Por seu lado, a Cootravipa se defende, afirmando estar em perfeita sintonia com a legalidade. Sua atuação é dividida em cinco setores de Porto Alegre e o responsável pela cooperativa na região Centro, Emerson Moreira, afirma que todo associado segue os preceitos do cooperativismo.
“Somos donos do nosso próprio trabalho, não nos submetemos à chefia e o ganho se dá conforme o contrato de prestação de serviço”, informa.
Aos 27 anos, Emerson orgulha-se em dizer que se criou na Cootravipa. “Comecei com 16 anos, não conseguia emprego por causa da época de ir para o Exército. Vim de uma casa feita com compensado em uma área verde e hoje tenho minha casa”. Ele sustenta que as vantagens de quem atua na área são muitas, pois o ganho de um cooperativado é maior do que um empregado pela CLT.
“Temos sócios que ganham até R$ 860,00, como é o caso de um técnico elétrico ou hidráulico que atua na Secretaria da Fazenda do município”. A princípio, Emerson, diz que a Cootravipa atua apenas no setor de limpeza, mas diante dessa informação, admite que a área de atuação se expandiu.
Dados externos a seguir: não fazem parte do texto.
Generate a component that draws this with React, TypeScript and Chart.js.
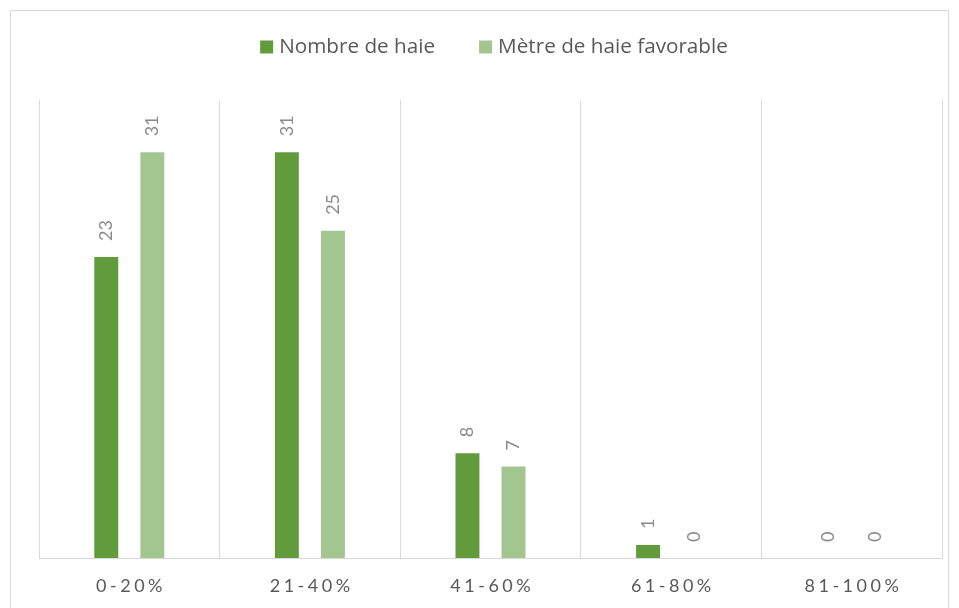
import React, { useEffect, useRef } from 'react';
import { Chart, registerables } from 'chart.js';

Chart.register(...registerables);

const categories = ['0-20%', '21-40%', '41-60%', '61-80%', '81-100%'];
const seriesNames = ['Nombre de haie', 'Mètre de haie favorable'];
const nombreDeHaie = [23, 31, 8, 1, 0];
const metreDeHaieFavorable = [31, 25, 7, 0, 0];
const seriesColors = ['#629b3c', '#a3c690'];
const yMax = 35;

const FONT = 'Lato, "Open Sans", sans-serif';
const LEGEND_FONT = '"Open Sans", Lato, sans-serif';

const framePlugin = {
  id: 'frame',
  beforeDraw(chart: any) {
    const ctx = chart.ctx;
    ctx.save();
    ctx.fillStyle = '#ffffff';
    ctx.fillRect(0, 0, chart.width, chart.height);
    ctx.strokeStyle = '#d9d9d9';
    ctx.lineWidth = 1;
    ctx.strokeRect(10.5, 10.5, 938, 640);
    ctx.restore();
  },
};

const legendPlugin = {
  id: 'customLegend',
  afterDraw(chart: any) {
    const ctx = chart.ctx;
    ctx.save();
    ctx.font = `20.7px ${LEGEND_FONT}`;
    const box = 13;
    const gapBox = 6;
    const gapItems = 44;
    const widths = seriesNames.map((n) => ctx.measureText(n).width);
    const total = widths.reduce((a, w) => a + box + gapBox + w, 0) + gapItems * (seriesNames.length - 1);
    let x = 494 - total / 2;
    const cy = 47;
    seriesNames.forEach((name, i) => {
      ctx.fillStyle = seriesColors[i];
      ctx.fillRect(x, cy - box / 2, box, box);
      x += box + gapBox;
      ctx.fillStyle = '#595959';
      ctx.textAlign = 'left';
      ctx.textBaseline = 'middle';
      ctx.fillText(name, x, cy);
      x += widths[i] + gapItems;
    });
    ctx.restore();
  },
};

const dataLabelPlugin = {
  id: 'dataLabels',
  afterDatasetsDraw(chart: any) {
    const ctx = chart.ctx;
    ctx.save();
    ctx.font = `18px ${FONT}`;
    ctx.fillStyle = '#8a8a8a';
    ctx.textAlign = 'left';
    ctx.textBaseline = 'middle';
    chart.data.datasets.forEach((ds: any, di: number) => {
      const meta = chart.getDatasetMeta(di);
      meta.data.forEach((el: any, i: number) => {
        ctx.save();
        ctx.translate(el.x, el.y - 16);
        ctx.rotate(-Math.PI / 2);
        ctx.fillText(String(ds.data[i]), 0, 0);
        ctx.restore();
      });
    });
    ctx.restore();
  },
};

const xLabelPlugin = {
  id: 'xLabels',
  afterDraw(chart: any) {
    const ctx = chart.ctx;
    const xs = chart.scales.x;
    ctx.save();
    ctx.font = `18px ${FONT}`;
    ctx.fillStyle = '#595959';
    ctx.textAlign = 'center';
    ctx.textBaseline = 'middle';
    const sp = 3.5;
    (ctx as any).letterSpacing = `${sp}px`;
    categories.forEach((c, i) => {
      const x = xs.getPixelForValue(i);
      ctx.fillText(c, x + sp / 2, 586);
    });
    (ctx as any).letterSpacing = '0px';
    ctx.restore();
  },
};

export default function App() {
  const ref = useRef<HTMLCanvasElement>(null);
  useEffect(() => {
    document.body.style.margin = '0';
    document.body.style.overflow = 'hidden';
    const chart = new Chart(ref.current as HTMLCanvasElement, {
      type: 'bar',
      data: {
        labels: categories,
        datasets: [
          {
            label: seriesNames[0],
            data: nombreDeHaie,
            backgroundColor: seriesColors[0],
            categoryPercentage: 0.51,
            barPercentage: 0.52,
          },
          {
            label: seriesNames[1],
            data: metreDeHaieFavorable,
            backgroundColor: seriesColors[1],
            categoryPercentage: 0.51,
            barPercentage: 0.52,
          },
        ],
      },
      options: {
        responsive: false,
        animation: false,
        devicePixelRatio: 1,
        layout: { padding: { left: 39, right: 17, top: 100, bottom: 50 } },
        plugins: {
          legend: { display: false },
          tooltip: { enabled: false },
        },
        scales: {
          x: {
            offset: true,
            grid: { display: true, color: '#d9d9d9', lineWidth: 1, offset: true, drawTicks: false },
            border: { display: true, color: '#d9d9d9', width: 1 },
            ticks: { display: false },
          },
          y: {
            display: false,
            min: 0,
            max: yMax,
          },
        },
      },
      plugins: [framePlugin, legendPlugin, dataLabelPlugin, xLabelPlugin],
    });
    return () => chart.destroy();
  }, []);
  return (
    <div style={{ width: 959, height: 608 }}>
      <canvas ref={ref} width={959} height={608} />
    </div>
  );
}
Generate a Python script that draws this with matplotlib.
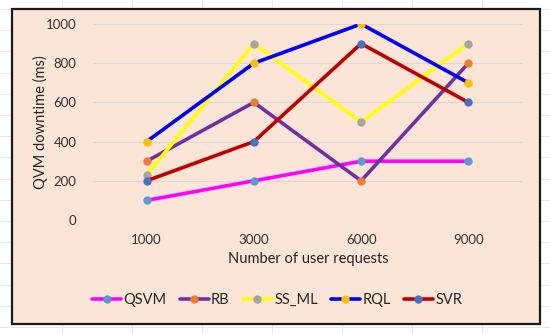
import matplotlib
matplotlib.use("Agg")
import matplotlib.pyplot as plt
from matplotlib.patches import Rectangle
from matplotlib.lines import Line2D

categories = ["1000", "3000", "6000", "9000"]
series_names = ["QSVM", "RB", "SS_ML", "RQL", "SVR"]
qsvm = [100, 200, 300, 300]
rb = [300, 600, 200, 800]
ss_ml = [230, 900, 500, 900]
rql = [400, 800, 1000, 700]
svr = [200, 400, 900, 600]
y_ticks = [0, 200, 400, 600, 800, 1000]

line_colors = ["#FF00FF", "#7030A0", "#FFFF00", "#0000FF", "#C00000"]
marker_colors = ["#5B9BD5", "#ED7D31", "#A5A5A5", "#FFC000", "#4472C4"]

plt.rcParams['font.family'] = ['Lato', 'DejaVu Sans']

W, H = 550, 334
fig = plt.figure(figsize=(W / 100, H / 100), dpi=100)
fig.patch.set_facecolor("white")

def fx(px):
    return px / W

def fy(py):
    return (H - py) / H

# faint spreadsheet grid
for k in range(20):
    y = 9 + 21.2 * k
    if y > H:
        break
    fig.add_artist(Line2D([0, 1], [fy(y), fy(y)], transform=fig.transFigure,
                          color="#E4E4E4", lw=0.6, zorder=0))
for k in range(10):
    x = 62 + 70 * k
    if x > W:
        break
    fig.add_artist(Line2D([fx(x), fx(x)], [0, 1], transform=fig.transFigure,
                          color="#E4E4E4", lw=0.6, zorder=0))

# chart box
fig.add_artist(Rectangle((fx(12), fy(324)), fx(540) - fx(12), fy(9) - fy(324),
                         transform=fig.transFigure, facecolor="#FBE5D6",
                         edgecolor="#1a1a1a", lw=1.6, zorder=1))

ax = fig.add_axes([fx(93), fy(220), fx(522) - fx(93), fy(24) - fy(220)])
ax.set_facecolor("none")
ax.set_zorder(2)

data = [qsvm, rb, ss_ml, rql, svr]
x = list(range(len(categories)))
for name, vals, lc, mc in zip(series_names, data, line_colors, marker_colors):
    ax.plot(x, vals, color=lc, lw=2.6, marker="o", markersize=5,
            markerfacecolor=mc, markeredgecolor=mc, label=name, zorder=3,
            solid_capstyle="round")

ax.set_xlim(-0.5, len(categories) - 0.5)
ax.set_ylim(0, 1000)
ax.set_yticks(y_ticks)
ax.set_xticks(x)
ax.set_xticklabels(categories)
ax.grid(axis="y", color="#D9D9D9", lw=0.8)
ax.set_axisbelow(True)
for s in ax.spines.values():
    s.set_visible(False)
ax.tick_params(length=0, labelsize=9.5, colors="#333333")
ax.tick_params(axis="x", pad=10)
ax.tick_params(axis="y", pad=12)

fig.text(fx(308), fy(259), "Number of user requests", ha="center", va="center",
         fontsize=10.5, color="#262626")
fig.text(fx(40), fy(122), "QVM downtime (ms)", ha="center", va="center",
         rotation=90, fontsize=10.5, color="#262626")

handles, labels = ax.get_legend_handles_labels()
fig.legend(handles, labels, loc="center", bbox_to_anchor=(fx(277), fy(300)),
           ncol=5, frameon=False, fontsize=10.5, handlelength=2.0,
           handletextpad=0.15, columnspacing=0.9, labelcolor="#262626")

fig.savefig("out.png", dpi=100)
Entrevistados demonstravam medo em prestar informações, deixando claro precisar contar com a aprovação de uma espécie de chefia imediata (apesar de essa figura não existir no sistema cooperativado).
O próprio Emerson se mostra relutante no início da entrevista. Para dar entrevista, uma varredora de rua, de 60 anos, pediu permissão para a pessoa que coordena a largada do serviço. Diante do consentimento, ela falou que tem horário de trabalho e salário fixo.
“Estava precisando trabalhar, cheguei na cooperativa e consegui serviço. Ganho um salário de R$ 314,00, meu horário de pegada é às 7h45min e saio às 17h”. Sua colega, de 29 anos, também estava procurando emprego quando assumiu na Cootravipa.
“Recebo um fixo por mês e tenho 15 dias de repouso por ano. Tenho horário e uma chefia que acompanha o trabalho”. Ou seja, os mesmos encargos e relações de trabalho que um empregado regido pela CLT. “Só não temos os direitos registrados em carteira”, ela diz.
Ocergs admite a possibilidade de fraude
É difícil pegar uma cooperativa em contradição analisando somente a documentação, pois todas elas, para fins legais, seguem os preceitos do cooperativismo. O furo está na relação que mantêm com os associados.
“O cooperativismo urbano de trabalho cresceu em face do desemprego, mas a falta de estrutura, de projeto e até mesmo de má-fé fez com que surgissem cooperativas mal formatadas, que se jogam no mercado e causam sérios problemas”, explica Cleberton Ferreira da Silva, assessor técnico da Organização das Cooperativas do Rio Grande do Sul (Ocergs), com cerca de 730 cooperativas registradas e 130 por registrar.
Ele diz que a entidade está atenta ao que chama de “empresas fraudulentas, que só usam o nome de cooperativa”, atuando a partir de denúncias e prestando esclarecimentos aos cidadãos e empresas contratantes.
“Sabemos de associados que não participam de assembleias, não conhecem seus direitos e deveres nem o contrato a que estão atrelados. Não temos bola de cristal para saber onde há cooperativas fraudulentas, mas nosso conselho de ética age nos casos de denúncia. Esse conselho tem o encargo de depurar o sistema quanto a esses casos de irregularidades”. Cleberton prefere não citar o nome, mas informa que, recentemente, uma cooperativa teve seu registro suspenso por esses problemas.
Sérgio de Almeida, do Sindasseio, sustenta que “cooperativa é válida, real e necessária, principalmente em um estado com uma economia primária, como o nosso”. Mas revela que todas as cooperativas de intermediação da mão de obra burlam os direitos dos trabalhadores.
“Seus empregados são travestidos de cooperativados em interesse dos reais donos das cooperativas, que são os que recebem maior remuneração, chamada de pró-labore, explorando mão de obra e concorrendo no mercado sem embutir no seu preço os encargos e tributos a que as empresas estão sujeitas”. Conforme ele, esse é um problema existente tanto nos órgãos públicos quanto na iniciativa privada.